An exact copy of all the data is required, with pictures left out.
── Source material ──
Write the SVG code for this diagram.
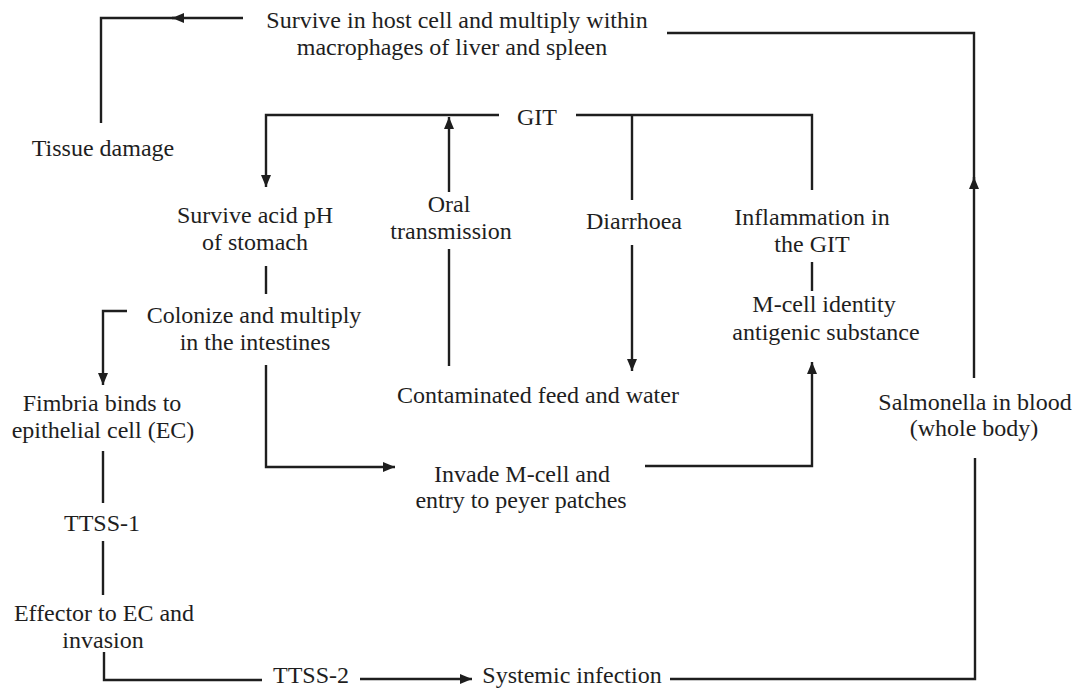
<svg xmlns="http://www.w3.org/2000/svg" width="1076" height="689" viewBox="0 0 1076 689">
<style>
  text { font-family: "Liberation Serif", "Times New Roman", serif; font-size: 24px; fill: #1e1e1e; text-anchor: middle; }
  .c { fill: none; stroke: #1e1e1e; stroke-width: 2.4; }
</style>
<defs>
  <marker id="ah" markerUnits="userSpaceOnUse" markerWidth="14" markerHeight="12" refX="12" refY="5" orient="auto">
    <path d="M0,0 L12,5 L0,10 Z" fill="#1e1e1e"/>
  </marker>
</defs>
<rect width="1076" height="689" fill="#ffffff"/>
<g id="connectors">
  <path class="c" d="M243,18 H172" marker-end="url(#ah)"/>
  <path class="c" d="M175,18 H101 V123"/>
  <path class="c" d="M974,378 V177" marker-end="url(#ah)"/>
  <path class="c" d="M974,180 V33 H667"/>
  <path class="c" d="M499,115 H266 V187" marker-end="url(#ah)"/>
  <path class="c" d="M449,192 V117" marker-end="url(#ah)"/>
  <path class="c" d="M449,249 V366"/>
  <path class="c" d="M576,115 H812 V190"/>
  <path class="c" d="M632,115 V200"/>
  <path class="c" d="M632,245 V371" marker-end="url(#ah)"/>
  <path class="c" d="M812,262 V291"/>
  <path class="c" d="M266,266 V294"/>
  <path class="c" d="M127,311 H103 V385" marker-end="url(#ah)"/>
  <path class="c" d="M266,365 V467 H395" marker-end="url(#ah)"/>
  <path class="c" d="M645,466 H812 V362" marker-end="url(#ah)"/>
  <path class="c" d="M103,451 V503"/>
  <path class="c" d="M103,541 V595"/>
  <path class="c" d="M104,652 V680 H262"/>
  <path class="c" d="M360,679 H472" marker-end="url(#ah)"/>
  <path class="c" d="M670,679 H975 V458"/>
</g>
<g id="node-survive-host"><text x="457" y="28">Survive in host cell and multiply within</text><text x="452" y="55">macrophages of liver and spleen</text></g>
<g id="node-tissue-damage"><text x="103" y="156">Tissue damage</text></g>
<g id="node-git"><text x="537" y="125">GIT</text></g>
<g id="node-survive-acid"><text x="255" y="223">Survive acid pH</text><text x="255" y="250">of stomach</text></g>
<g id="node-oral"><text x="449" y="212">Oral</text><text x="451" y="239">transmission</text></g>
<g id="node-diarrhoea"><text x="634" y="229">Diarrhoea</text></g>
<g id="node-inflammation"><text x="812" y="225">Inflammation in</text><text x="812" y="252">the GIT</text></g>
<g id="node-mcell-identity"><text x="824" y="312">M-cell identity</text><text x="826" y="340">antigenic substance</text></g>
<g id="node-colonize"><text x="254" y="323">Colonize and multiply</text><text x="255" y="350">in the intestines</text></g>
<g id="node-contaminated"><text x="538" y="403">Contaminated feed and water</text></g>
<g id="node-fimbria"><text x="102" y="411">Fimbria binds to</text><text x="103" y="438">epithelial cell (EC)</text></g>
<g id="node-invade"><text x="522" y="482">Invade M-cell and</text><text x="521" y="508">entry to peyer patches</text></g>
<g id="node-salmonella-blood"><text x="975" y="410">Salmonella in blood</text><text x="974" y="436">(whole body)</text></g>
<g id="node-ttss1"><text x="102" y="531">TTSS-1</text></g>
<g id="node-effector"><text x="104" y="621">Effector to EC and</text><text x="103" y="648">invasion</text></g>
<g id="node-ttss2"><text x="311" y="683">TTSS-2</text></g>
<g id="node-systemic"><text x="572" y="683">Systemic infection</text></g>
</svg>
───
**Solution:**
Write the SVG code for this diagram.
<svg xmlns="http://www.w3.org/2000/svg" width="1076" height="689" viewBox="0 0 1076 689">
<style>
  text { font-family: "Liberation Serif", "Times New Roman", serif; font-size: 24px; fill: #1e1e1e; text-anchor: middle; }
  .c { fill: none; stroke: #1e1e1e; stroke-width: 2.4; }
</style>
<defs>
  <marker id="ah" markerUnits="userSpaceOnUse" markerWidth="14" markerHeight="12" refX="12" refY="5" orient="auto">
    <path d="M0,0 L12,5 L0,10 Z" fill="#1e1e1e"/>
  </marker>
</defs>
<rect width="1076" height="689" fill="#ffffff"/>
<g id="connectors">
  <path class="c" d="M243,18 H172" marker-end="url(#ah)"/>
  <path class="c" d="M175,18 H101 V123"/>
  <path class="c" d="M974,378 V177" marker-end="url(#ah)"/>
  <path class="c" d="M974,180 V33 H667"/>
  <path class="c" d="M499,115 H266 V187" marker-end="url(#ah)"/>
  <path class="c" d="M449,192 V117" marker-end="url(#ah)"/>
  <path class="c" d="M449,249 V366"/>
  <path class="c" d="M576,115 H812 V190"/>
  <path class="c" d="M632,115 V200"/>
  <path class="c" d="M632,245 V371" marker-end="url(#ah)"/>
  <path class="c" d="M812,262 V291"/>
  <path class="c" d="M266,266 V294"/>
  <path class="c" d="M127,311 H103 V385" marker-end="url(#ah)"/>
  <path class="c" d="M266,365 V467 H395" marker-end="url(#ah)"/>
  <path class="c" d="M645,466 H812 V362" marker-end="url(#ah)"/>
  <path class="c" d="M103,451 V503"/>
  <path class="c" d="M103,541 V595"/>
  <path class="c" d="M104,652 V680 H262"/>
  <path class="c" d="M360,679 H472" marker-end="url(#ah)"/>
  <path class="c" d="M670,679 H975 V458"/>
</g>
<g id="node-survive-host"><text x="457" y="28">Survive in host cell and multiply within</text><text x="452" y="55">macrophages of liver and spleen</text></g>
<g id="node-tissue-damage"><text x="103" y="156">Tissue damage</text></g>
<g id="node-git"><text x="537" y="125">GIT</text></g>
<g id="node-survive-acid"><text x="255" y="223">Survive acid pH</text><text x="255" y="250">of stomach</text></g>
<g id="node-oral"><text x="449" y="212">Oral</text><text x="451" y="239">transmission</text></g>
<g id="node-diarrhoea"><text x="634" y="229">Diarrhoea</text></g>
<g id="node-inflammation"><text x="812" y="225">Inflammation in</text><text x="812" y="252">the GIT</text></g>
<g id="node-mcell-identity"><text x="824" y="312">M-cell identity</text><text x="826" y="340">antigenic substance</text></g>
<g id="node-colonize"><text x="254" y="323">Colonize and multiply</text><text x="255" y="350">in the intestines</text></g>
<g id="node-contaminated"><text x="538" y="403">Contaminated feed and water</text></g>
<g id="node-fimbria"><text x="102" y="411">Fimbria binds to</text><text x="103" y="438">epithelial cell (EC)</text></g>
<g id="node-invade"><text x="522" y="482">Invade M-cell and</text><text x="521" y="508">entry to peyer patches</text></g>
<g id="node-salmonella-blood"><text x="975" y="410">Salmonella in blood</text><text x="974" y="436">(whole body)</text></g>
<g id="node-ttss1"><text x="102" y="531">TTSS-1</text></g>
<g id="node-effector"><text x="104" y="621">Effector to EC and</text><text x="103" y="648">invasion</text></g>
<g id="node-ttss2"><text x="311" y="683">TTSS-2</text></g>
<g id="node-systemic"><text x="572" y="683">Systemic infection</text></g>
</svg>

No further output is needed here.